Уильям поднял брови.

– Вы уже хотите сделать мне выговор?

– Не говорите глупостей. Я только хочу сказать, что знаю, вы не любите меня. Я боялась упоминать об этом раньше на случай, если вы измените мнение обо мне. И я не хочу, чтобы все было так плохо, потому что люблю вас с того самого дня, когда мы ловили бабочек. Вы помните? С раздвоенным хвостом. Павлиний махаон. Я даже запомнила ее латинское название. – Она с беспокойством посмотрела на него. Он заскучал? – Но даже если вы никогда не полюбите меня, моей любви хватит на нас двоих, и наше супружество будет хорошим. Думаю, для большинства людей начало было менее счастливым, чем наше. Вы не должны быть на меня в претензии, что я попыталась вам это сказать. Мне хотелось бы, чтобы каждый из нас был всегда честным.

Она замолчала, так как заметила, что он улыбнулся.

– Но, Беатрис, моя глупая маленькая жена, конечно, я люблю вас. Только не сегодня ночью. Сегодняшняя ночь не годится для любви или длинных разговоров. – Он раскланялся. Значит, ему было скучно. – И давайте отложим вашу «речь» на то время, когда я буду с вами в постели. – Он наклонился и еще раз поцеловал ее в лоб. – Доброго вам сна. Завтра Париж. Гей-го!

Он ушел. Как легкое и изящное прикосновение одной из его бабочек, не испытывая глубоких мыслей или эмоций, не желая проникнуть в ее сердце, да и в свое. Она знала, что дала ему первый урок. Он не выносил сильных чувств или откровенных речей и предпочитал благоприятно истолковывать слишком нелегкие вопросы, делая вид, что их просто не существует.
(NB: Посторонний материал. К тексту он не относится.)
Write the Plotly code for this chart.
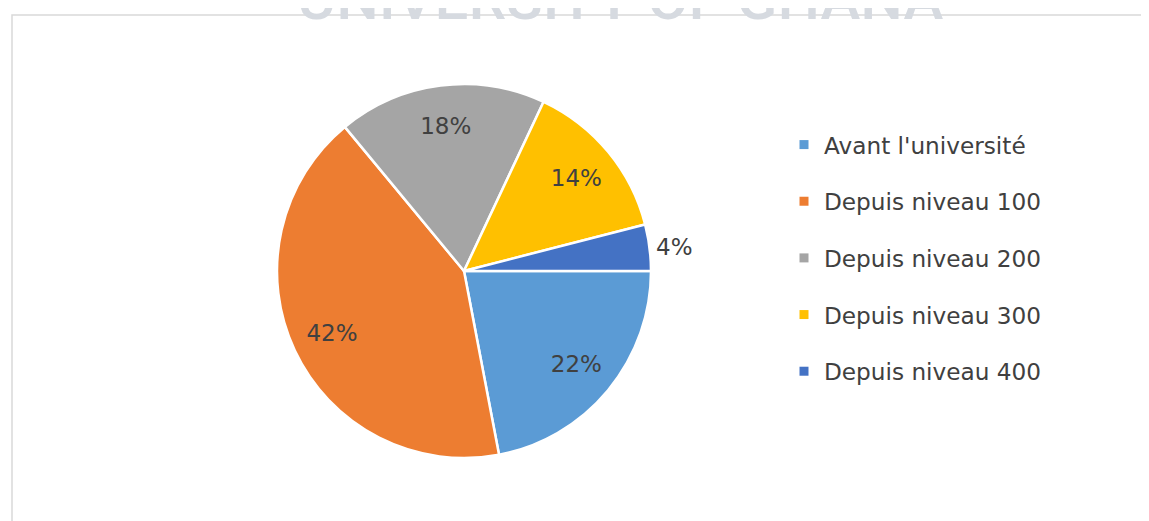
import plotly.graph_objects as go

categories = ["Avant l'université", "Depuis niveau 100", "Depuis niveau 200",
              "Depuis niveau 300", "Depuis niveau 400"]
values = [22, 42, 18, 14, 4]
colors = ["#5B9BD5", "#ED7D31", "#A5A5A5", "#FFC000", "#4472C4"]
text_positions = ["inside", "inside", "inside", "inside", "outside"]

W, H = 1149, 521
OFF = 8  # page body margin
FONT = "DejaVu Sans"
TXT = "#404040"

CX, CY, R = 464 - OFF, 271 - OFF, 187
dom = dict(x=[(CX - R) / W, (CX + R) / W],
           y=[1 - (CY + R) / H, 1 - (CY - R) / H])

fig = go.Figure()
# the pie itself
fig.add_trace(go.Pie(
    labels=categories, values=values, sort=False, direction="clockwise",
    rotation=90,
    marker=dict(colors=colors, line=dict(color="white", width=2.5)),
    textinfo="none", showlegend=False, domain=dom,
    hoverinfo="label+percent",
))
# transparent ring carrying the percentage labels (puts them at ~0.78 r)
fig.add_trace(go.Pie(
    labels=categories, values=values, sort=False, direction="clockwise",
    rotation=90, hole=0.56,
    marker=dict(colors=["rgba(0,0,0,0)"] * len(values),
                line=dict(color="rgba(0,0,0,0)", width=0)),
    texttemplate="%{percent:.0%}", textposition=text_positions,
    insidetextorientation="horizontal",
    textfont=dict(family=FONT, size=23, color=TXT),
    showlegend=False, domain=dom, hoverinfo="skip",
))

# legend entries (one group each so the spacing can match)
for i, (c, col) in enumerate(zip(categories, colors)):
    fig.add_trace(go.Scatter(
        x=[None], y=[None], mode="markers", name=c,
        marker=dict(symbol="square", size=9, color=col),
        legendgroup=f"g{i}", showlegend=True,
    ))

fig.update_layout(
    width=W, height=H,
    margin=dict(l=0, r=0, t=0, b=0),
    paper_bgcolor="white", plot_bgcolor="white",
    xaxis=dict(visible=False), yaxis=dict(visible=False),
    legend=dict(x=(784 - OFF) / W, xanchor="left", y=1 - (258 - OFF) / H,
                yanchor="middle",
                font=dict(family=FONT, size=23.2, color=TXT),
                tracegroupgap=23.5, bgcolor="rgba(0,0,0,0)"),
    shapes=[dict(type="rect", xref="paper", yref="paper",
                 x0=(12 - OFF) / W, x1=1.02, y0=-0.02, y1=1 - (15 - OFF) / H,
                 line=dict(color="#D9D9D9", width=1.5), fillcolor="rgba(0,0,0,0)",
                 layer="below")],
    annotations=[dict(text="UNIVERSITY OF GHANA", xref="paper", yref="paper",
                      x=(620 - OFF) / W, y=1 - (29 + 7 - OFF) / H,
                      xanchor="center", yanchor="bottom", showarrow=False,
                      font=dict(family="Roboto", size=60, weight=500,
                                color="#D6DAE0"))],
)

fig.write_html("out.html")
Возможно, он был прав, а она заблуждалась. Она должна быть благодарной, что у него легкий характер, иначе он никогда не женился бы на ней, даже из-за суммы в две тысячи фунтов годовых, и зная, что его фамильный дом не сохранится для будущих поколений.

От всех этих мыслей Беатрис оросила слезами кружевной свадебный платок. Она-то думала, что Уильям успокоит ее, принеся извинения за то, что сбежал в эту ночь из ее постели.

Но, возможно, это было просто потому, что она устала от длинного, длинного дня.